What you need to do — Starting at the first line of the listing below, retype each line up to and including the one that contains "-0.35, 0, 0, 2.7, 1.5, 1.55, -0.3]". Leave pictures out.

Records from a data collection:
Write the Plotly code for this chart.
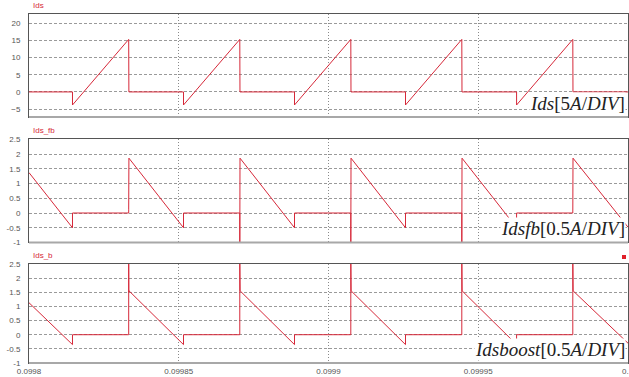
import plotly.graph_objects as go

# ---- data ----
ids_t = [0.0998, 0.09981452, 0.09981452, 0.09983329, 0.09983335,
         0.09985159, 0.09985159, 0.09987038, 0.09987044,
         0.09988865, 0.09988865, 0.09990745, 0.09990751,
         0.09992571, 0.09992571, 0.09994451, 0.09994457,
         0.09996280, 0.09996280, 0.09998157, 0.09998163, 0.1]
ids_y = [0, 0, -3.8, 15.3, 0,
         0, -3.8, 15.3, 0,
         0, -3.8, 15.3, 0,
         0, -3.8, 15.3, 0,
         0, -3.8, 15.3, 0, 0]

fb_t = [0.0998, 0.09981452, 0.09981452, 0.09983329, 0.09983329, 0.09983336,
        0.09985159, 0.09985159, 0.09987038, 0.09987038, 0.09987045,
        0.09988865, 0.09988865, 0.09990745, 0.09990745, 0.09990752,
        0.09992571, 0.09992571, 0.09994451, 0.09994451, 0.09994458,
        0.09996280, 0.09996280, 0.09998157, 0.09998157, 0.09998164, 0.1]
fb_y = [1.37, -0.5, 0, 0, 0.13, 1.86,
        -0.5, 0, 0, -1.2, 1.86,
        -0.5, 0, 0, -1.2, 1.86,
        -0.5, 0, 0, -1.2, 1.86,
        -0.5, 0, 0, 0.13, 1.86, -0.48]

b_t = [0.0998, 0.09981452, 0.09981452, 0.09983329, 0.09983329, 0.09983333, 0.09983340,
       0.09985159, 0.09985159, 0.09987038, 0.09987038, 0.09987042, 0.09987049,
       0.09988865, 0.09988865, 0.09990745, 0.09990745, 0.09990749, 0.09990756,
       0.09992571, 0.09992571, 0.09994451, 0.09994451, 0.09994455, 0.09994462,
       0.09996280, 0.09996280, 0.09998157, 0.09998157, 0.09998161, 0.09998168, 0.1]
b_y = [1.13, -0.35, 0, 0, 2.7, 1.5, 1.55,
       -0.35, 0, 0, 2.7, 1.5, 1.55,
       -0.35, 0, 0, 2.7, 1.5, 1.55,
       -0.35, 0, 0, 2.7, 1.5, 1.55,
       -0.35, 0, 0, 2.7, 1.5, 1.55, -0.3]

x_ticks = [0.0998, 0.09985, 0.0999, 0.09995, 0.1]
x_ticktext = ["0.0998", "0.09985", "0.0999", "0.09995", "0.1"]
y1_ticks = [-5, 0, 5, 10, 15, 20]
y2_ticks = [-1, -0.5, 0, 0.5, 1, 1.5, 2, 2.5]
y2_ticktext = ["-1", "-0.5", "0", "0.5", "1", "1.5", "2", "2.5"]

panel_titles = ["Ids", "Ids_fb", "Ids_b"]
panel_labels = ["<i>Ids</i>[5<i>A</i>/<i>DIV</i>]",
                "<i>Idsfb</i>[0.5<i>A</i>/<i>DIV</i>]",
                "<i>Idsboost</i>[0.5<i>A</i>/<i>DIV</i>]"]

RED = "#d62839"
domains = [[0.7049, 1.0], [0.3453, 0.641], [0.0, 0.2837]]

fig = go.Figure()
series = [(ids_t, ids_y), (fb_t, fb_y), (b_t, b_y)]
for i, (t, y) in enumerate(series):
    sfx = "" if i == 0 else str(i + 1)
    fig.add_trace(go.Scatter(x=t, y=y, mode="lines", xaxis="x" + sfx, yaxis="y" + sfx,
                             line=dict(color=RED, width=1), showlegend=False,
                             hoverinfo="skip"))

tickfont = dict(family="Liberation Sans, Arial", size=8, color="#555")
xcommon = dict(range=[0.0998, 0.1000000001], tickvals=x_ticks, ticktext=x_ticktext,
               showgrid=True, gridcolor="#8a8a8a", griddash="1px,2px", gridwidth=1,
               zeroline=False, showline=True, linecolor="#555", linewidth=1,
               mirror=True, ticks="", tickfont=tickfont, automargin=False)
ycommon = dict(showgrid=True, gridcolor="#9a9a9a", griddash="3px,2px", gridwidth=1,
               zeroline=False, showline=True, linecolor="#555", linewidth=1,
               mirror=True, ticks="", tickfont=tickfont, ticklabelstandoff=6)

layout = dict(width=629, height=377, margin=dict(l=29, r=1, t=14, b=14),
              paper_bgcolor="white", plot_bgcolor="white")
for i in range(3):
    sfx = "" if i == 0 else str(i + 1)
    xa = dict(xcommon, anchor="y" + sfx, domain=[0, 1], showticklabels=(i == 2))
    ya = dict(ycommon, anchor="x" + sfx, domain=domains[i])
    if i == 0:
        ya.update(range=[-7.3, 22.7], tickvals=y1_ticks)
    else:
        ya.update(range=[-1, 2.5], tickvals=y2_ticks, ticktext=y2_ticktext)
    if i > 0:
        xa["matches"] = "x"
    layout["xaxis" + sfx] = xa
    layout["yaxis" + sfx] = ya

annotations = []
shapes = []
for i in range(3):
    annotations.append(dict(text=panel_titles[i], xref="paper", yref="paper",
                            x=0.003, y=domains[i][1], xanchor="left", yanchor="bottom",
                            yshift=2, showarrow=False,
                            font=dict(family="Liberation Sans, Arial", size=8, color=RED)))
    annotations.append(dict(text=panel_labels[i], xref="paper", yref="paper",
                            x=0.997, y=domains[i][0], xanchor="right", yanchor="bottom",
                            yshift=2, showarrow=False, bgcolor="white", borderpad=0,
                            font=dict(family="Liberation Serif, DejaVu Serif, serif",
                                      size=19, color="#222")))
    shapes.append(dict(type="line", xref="paper", yref="paper", x0=0, x1=1,
                       y0=domains[i][0], y1=domains[i][0],
                       line=dict(color="#a8a8a8", width=2)))
# last tick label (cut off at the right edge, as in the reference)
annotations.append(dict(text=x_ticktext[-1], xref="x3", yref="paper",
                        x=x_ticks[-1], y=0, xanchor="center", yanchor="top",
                        yshift=-2, showarrow=False, font=tickfont))
shapes.append(dict(type="rect", xref="paper", yref="paper",
                   xsizemode="pixel", ysizemode="pixel",
                   xanchor=0.9933, yanchor=0.3037,
                   x0=-2, x1=2, y0=-2, y1=2,
                   fillcolor="#e0202a", line=dict(width=0)))
layout["annotations"] = annotations
layout["shapes"] = shapes

fig.update_layout(**layout)
fig.write_html("out.html")
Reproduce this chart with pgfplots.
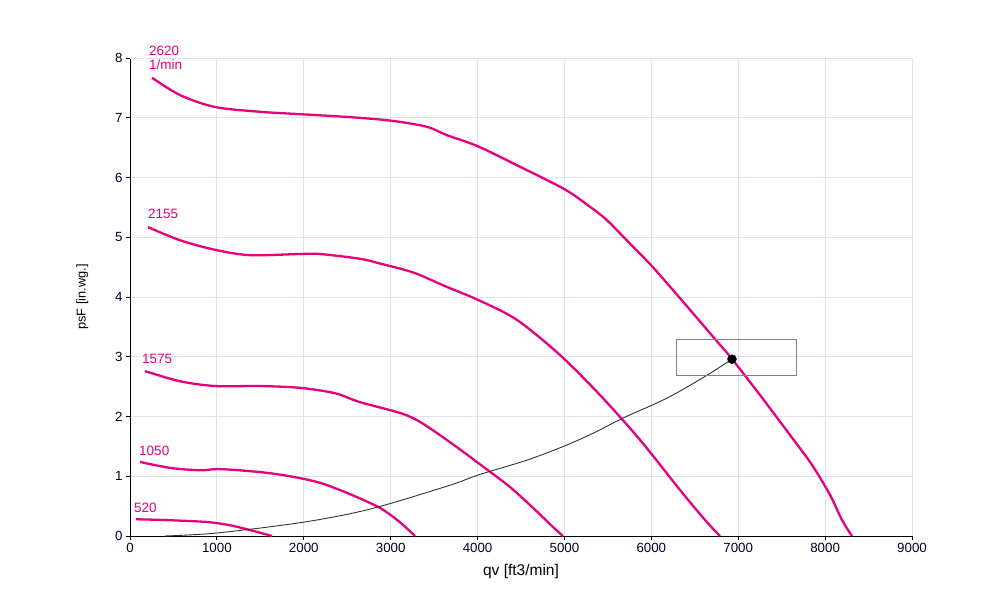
\documentclass[border=0pt]{standalone}
\usepackage{pgfplots}
\pgfplotsset{compat=1.18}
\usepackage{fontspec}
\setmainfont{Liberation Sans}
\definecolor{fanpink}{RGB}{230,0,126}
\definecolor{gridc}{RGB}{220,228,238}
\begin{document}
\begin{tikzpicture}[x=1pt,y=1pt]
\begin{axis}[
  at={(0,0)}, anchor=south west,
  scale only axis, width=782pt, height=478pt,
  xmin=0, xmax=9000, ymin=0, ymax=8,
  xtick={0,1000,...,9000}, ytick={0,1,...,8},
  grid=major, grid style={gridc, line width=0.8pt},
  axis x line*=bottom, axis y line*=left,
  axis line style={black, line width=0.9pt, -},
  tick align=outside, tick style={black, line width=0.8pt},
  major tick length=4pt,
  tick label style={font=\fontsize{13.3}{13}\selectfont, text=black!85!blue},
  /pgf/number format/assume math mode=true,
  /pgf/number format/1000 sep={},
  xlabel={qv [ft3/min]}, ylabel={psF [in.wg.]},
  xlabel style={font=\fontsize{15.5}{15}\selectfont, yshift=-4pt},
  ylabel style={font=\fontsize{12.8}{13}\selectfont, yshift=20pt},
  clip=false,
]
% border top/right
\addplot[gridc, line width=0.8pt] coordinates {(0,8) (9000,8) (9000,0)};
% 2620
\addplot[fanpink, line width=2.3pt, smooth, tension=0.5] coordinates {
(253,7.67) (575,7.38) (978,7.18) (1496,7.10) (1957,7.06) (2532,7.01) (3012,6.95) (3414,6.85)
(3645,6.71) (4008,6.52) (4488,6.18) (5006,5.80) (5294,5.51) (5486,5.29) (5716,4.95) (6011,4.51)
(6330,3.98) (6560,3.59) (6790,3.20) (6925,2.97)
(7250,2.36) (7596,1.69) (7849,1.19) (8056,0.69) (8194,0.27) (8309,0)};
% 2155
\addplot[fanpink, line width=2.3pt, smooth, tension=0.5] coordinates {
(207,5.17) (575,4.95) (978,4.79) (1381,4.70) (1957,4.72) (2186,4.72) (2647,4.64) (2877,4.56)
(3260,4.41) (3645,4.17) (4008,3.95) (4450,3.62) (4948,3.03) (5409,2.36) (5869,1.61) (6330,0.77)
(6617,0.27) (6790,0)};
% 1575
\addplot[fanpink, line width=2.3pt, smooth, tension=0.5] coordinates {
(173,2.76) (575,2.59) (978,2.51) (1496,2.51) (1957,2.48) (2359,2.39) (2647,2.24) (3107,2.06)
(3338,1.91) (3683,1.57) (4028,1.20) (4373,0.82) (4661,0.44) (4868,0.15) (4983,0)};
% 1050
\addplot[fanpink, line width=2.3pt, smooth, tension=0.5] coordinates {
(115,1.24) (460,1.14) (806,1.10) (1036,1.12) (1496,1.07) (1841,1.00) (2187,0.89) (2532,0.70)
(2877,0.47) (3107,0.23) (3280,0)};
% 520
\addplot[fanpink, line width=2.3pt, smooth, tension=0.5] coordinates {
(69,0.28) (345,0.27) (690,0.25) (921,0.23) (1151,0.18) (1381,0.10) (1634,0)};
% system curve
\addplot[black!80, line width=0.9pt, smooth] coordinates {
(400,0.0) (998,0.05) (1991,0.23) (2762,0.45) (3683,0.85) (4005,1.02) (4569,1.27) (5006,1.51)
(5329,1.72) (5697,1.99) (6008,2.19) (6249,2.36) (6640,2.69) (6928,2.96)};
% box
\addplot[black!50, line width=0.9pt] coordinates {(6284,2.68) (7665,2.68) (7665,3.29) (6284,3.29) (6284,2.68)};
% operating point
\addplot[only marks, mark=*, mark size=4.5pt, black] coordinates {(6928,2.96)};
% labels
\node[anchor=base west, inner sep=0pt, text=fanpink, font=\fontsize{13.5}{13}\selectfont] at (axis cs:219,8.05) {2620};
\node[anchor=base west, inner sep=0pt, text=fanpink, font=\fontsize{13.5}{13}\selectfont] at (axis cs:219,7.80) {1/min};
\node[anchor=base west, inner sep=0pt, text=fanpink, font=\fontsize{13.5}{13}\selectfont] at (axis cs:207,5.31) {2155};
\node[anchor=base west, inner sep=0pt, text=fanpink, font=\fontsize{13.5}{13}\selectfont] at (axis cs:138,2.88) {1575};
\node[anchor=base west, inner sep=0pt, text=fanpink, font=\fontsize{13.5}{13}\selectfont] at (axis cs:104,1.34) {1050};
\node[anchor=base west, inner sep=0pt, text=fanpink, font=\fontsize{13.5}{13}\selectfont] at (axis cs:46,0.40) {520};
\end{axis}
\pgfresetboundingbox
\path (-130pt,-64pt) rectangle (870pt,536pt);
\end{tikzpicture}
\end{document}
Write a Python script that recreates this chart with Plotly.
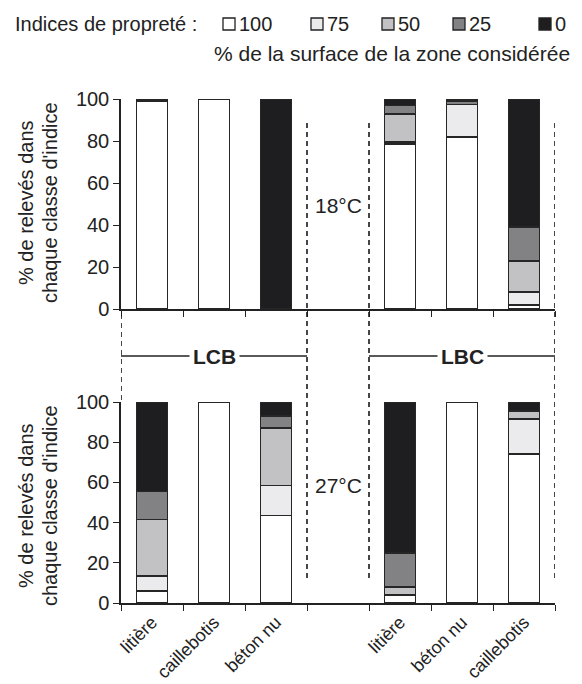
import plotly.graph_objects as go

# ---------------- data ----------------
groups = ["LCB", "LBC"]
categories_LCB = ["litière", "caillebotis", "béton nu"]
categories_LBC = ["litière", "béton nu", "caillebotis"]
temperatures = ["18°C", "27°C"]
classes = ["100", "75", "50", "25", "0"]
class_colors = ["#ffffff", "#ebebed", "#c2c2c4", "#828284", "#1e1e20"]

# % of records in each cleanliness class; order: LCB litière, caillebotis, béton nu, LBC litière, béton nu, caillebotis
c100_18C = [99, 100, 0, 78.5, 82, 2]
c75_18C = [0, 0, 0, 1, 15.3, 6]
c50_18C = [0, 0, 0, 13.5, 0, 15]
c25_18C = [0, 0, 0, 4, 1.7, 16]
c0_18C = [1, 0, 100, 3, 1, 61]

c100_27C = [6, 100, 43.5, 4, 100, 74]
c75_27C = [7.5, 0, 15, 0, 0, 17.5]
c50_27C = [28, 0, 28.5, 4, 0, 4]
c25_27C = [14, 0, 6, 17, 0, 0]
c0_27C = [44.5, 0, 7, 75, 0, 4.5]

y_ticks = [0, 20, 40, 60, 80, 100]

# ---------------- layout helpers (window pixel -> paper) ----------------
FONT = "Liberation Sans, Arial, sans-serif"
INK = "#222222"
OFF = 8                      # default page body margin
PL, PR, PT, PB = 121, 555, 99, 603   # plot area in window pixels
W, H = 582 - OFF, 684 - OFF
PW = PR - PL
PH = PB - PT


def fx(px):
    return (px - PL) / PW


def fy(py):
    return (PB - py) / PH


ids_LCB = ["LCB|" + c for c in categories_LCB]
ids_LBC = ["LBC|" + c for c in categories_LBC]
slots = ids_LCB + ["gap"] + ids_LBC
slot_text = categories_LCB + [""] + categories_LBC
bar_x = ids_LCB + ids_LBC

panels = [
    ("x", "y", [c100_18C, c75_18C, c50_18C, c25_18C, c0_18C]),
    ("x2", "y2", [c100_27C, c75_27C, c50_27C, c25_27C, c0_27C]),
]

fig = go.Figure()
for xa, ya, series in panels:
    for name, color, vals in zip(classes, class_colors, series):
        fig.add_trace(go.Bar(
            x=bar_x, y=vals, name=name, xaxis=xa, yaxis=ya,
            marker=dict(color=color, line=dict(color="#262626", width=1.6)),
            showlegend=False, hoverinfo="skip",
        ))

top_dom = [fy(309), 1.0]
bot_dom = [0.0, fy(402)]

xcommon = dict(
    type="category", categoryorder="array", categoryarray=slots,
    tickmode="array", tickvals=slots, ticktext=slot_text,
    tickson="boundaries", ticks="outside", ticklen=6, tickwidth=1.3, tickcolor=INK,
    showline=True, linecolor=INK, linewidth=1.5, showgrid=False, zeroline=False,
    range=[-0.5, 6.5], domain=[0, 1], fixedrange=True, automargin=False,
)
ycommon = dict(
    range=[0, 100], tickvals=y_ticks, ticks="outside", ticklen=6, tickwidth=1.3,
    tickcolor=INK, showline=True, linecolor=INK, linewidth=1.5, showgrid=False,
    zeroline=False, tickfont=dict(size=20, color=INK, family=FONT), fixedrange=True,
    automargin=False,
)

fig.update_layout(
    width=W, height=H,
    margin=dict(l=PL - OFF, r=W - (PR - OFF), t=PT - OFF, b=H - (PB - OFF), autoexpand=False),
    paper_bgcolor="white", plot_bgcolor="rgba(0,0,0,0)",
    barmode="stack", bargap=0.5,
    font=dict(family=FONT, color=INK, size=20),
    xaxis=dict(xcommon, anchor="y", showticklabels=False),
    yaxis=dict(ycommon, domain=top_dom, anchor="x"),
    xaxis2=dict(xcommon, anchor="y2", showticklabels=True, tickangle=-45,
                tickfont=dict(size=18, color=INK, family=FONT)),
    yaxis2=dict(ycommon, domain=bot_dom, anchor="x2"),
)

shapes = []
dash = dict(color="#1a1a1a", width=1.6, dash="5px,4px")
for xv in [2.5, 3.5, 6.5]:
    shapes.append(dict(type="line", xref="x", yref="paper", x0=xv, x1=xv,
                       y0=fy(578), y1=fy(123), line=dash))
shapes.append(dict(type="line", xref="x", yref="paper", x0=-0.5, x1=-0.5,
                   y0=fy(400), y1=fy(311), line=dash))
for x0, x1 in [(-0.5, 2.5), (3.5, 6.5)]:
    shapes.append(dict(type="line", xref="x", yref="paper", x0=x0, x1=x1,
                       y0=fy(356), y1=fy(356), line=dict(color=INK, width=1.3)))

annotations = []
for gname, xc in zip(groups, [1, 5]):
    annotations.append(dict(text="<b>" + gname + "</b>", xref="x", yref="paper", x=xc, y=fy(356),
                            showarrow=False, font=dict(size=21, color=INK, family=FONT),
                            bgcolor="white", borderpad=3, xanchor="center", yanchor="middle"))
for temp, py in zip(temperatures, [205, 485]):
    annotations.append(dict(text=temp, xref="x", yref="paper", x=3, y=fy(py), showarrow=False,
                            font=dict(size=21, color=INK, family=FONT), bgcolor="white",
                            xanchor="center", yanchor="middle"))
ytitle_lines = ["% de relevés dans", "chaque classe d'indice"]
for py in [203, 506]:
    for line, px in zip(ytitle_lines, [26, 50]):
        annotations.append(dict(text=line, xref="paper", yref="paper", x=fx(px), y=fy(py),
                                textangle=-90, showarrow=False, xanchor="center", yanchor="middle",
                                font=dict(size=20, color=INK, family=FONT)))

# legend (top)
annotations.append(dict(text="Indices de propreté :", xref="paper", yref="paper", x=fx(13), y=fy(24),
                        xanchor="left", yanchor="middle", showarrow=False,
                        font=dict(size=20, color=INK, family=FONT)))
box_cx = [229, 317, 388, 459, 545]
for name, color, cx in zip(classes, class_colors, box_cx):
    shapes.append(dict(type="rect", xref="paper", yref="paper", x0=fx(cx - 6), x1=fx(cx + 6),
                       y0=fy(30), y1=fy(18), fillcolor=color, line=dict(color=INK, width=1.3)))
    annotations.append(dict(text=name, xref="paper", yref="paper", x=fx(cx + 8), y=fy(24),
                            xanchor="left", yanchor="middle", showarrow=False,
                            font=dict(size=20, color=INK, family=FONT)))
annotations.append(dict(text="% de la surface de la zone considérée", xref="paper", yref="paper",
                        x=fx(572), y=fy(53), xanchor="right", yanchor="middle", showarrow=False,
                        font=dict(size=21, color=INK, family=FONT)))

fig.update_layout(shapes=shapes, annotations=annotations)
fig.write_html("out.html")
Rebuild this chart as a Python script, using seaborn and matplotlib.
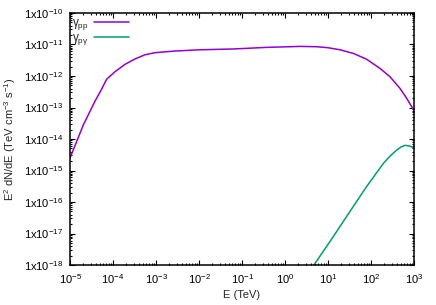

Solution —
Write the Plotly code for this chart.
import plotly.graph_objects as go

# ---- data ----
ids_t = [0.0998, 0.09981452, 0.09981452, 0.09983329, 0.09983335,
         0.09985159, 0.09985159, 0.09987038, 0.09987044,
         0.09988865, 0.09988865, 0.09990745, 0.09990751,
         0.09992571, 0.09992571, 0.09994451, 0.09994457,
         0.09996280, 0.09996280, 0.09998157, 0.09998163, 0.1]
ids_y = [0, 0, -3.8, 15.3, 0,
         0, -3.8, 15.3, 0,
         0, -3.8, 15.3, 0,
         0, -3.8, 15.3, 0,
         0, -3.8, 15.3, 0, 0]

fb_t = [0.0998, 0.09981452, 0.09981452, 0.09983329, 0.09983329, 0.09983336,
        0.09985159, 0.09985159, 0.09987038, 0.09987038, 0.09987045,
        0.09988865, 0.09988865, 0.09990745, 0.09990745, 0.09990752,
        0.09992571, 0.09992571, 0.09994451, 0.09994451, 0.09994458,
        0.09996280, 0.09996280, 0.09998157, 0.09998157, 0.09998164, 0.1]
fb_y = [1.37, -0.5, 0, 0, 0.13, 1.86,
        -0.5, 0, 0, -1.2, 1.86,
        -0.5, 0, 0, -1.2, 1.86,
        -0.5, 0, 0, -1.2, 1.86,
        -0.5, 0, 0, 0.13, 1.86, -0.48]

b_t = [0.0998, 0.09981452, 0.09981452, 0.09983329, 0.09983329, 0.09983333, 0.09983340,
       0.09985159, 0.09985159, 0.09987038, 0.09987038, 0.09987042, 0.09987049,
       0.09988865, 0.09988865, 0.09990745, 0.09990745, 0.09990749, 0.09990756,
       0.09992571, 0.09992571, 0.09994451, 0.09994451, 0.09994455, 0.09994462,
       0.09996280, 0.09996280, 0.09998157, 0.09998157, 0.09998161, 0.09998168, 0.1]
b_y = [1.13, -0.35, 0, 0, 2.7, 1.5, 1.55,
       -0.35, 0, 0, 2.7, 1.5, 1.55,
       -0.35, 0, 0, 2.7, 1.5, 1.55,
       -0.35, 0, 0, 2.7, 1.5, 1.55,
       -0.35, 0, 0, 2.7, 1.5, 1.55, -0.3]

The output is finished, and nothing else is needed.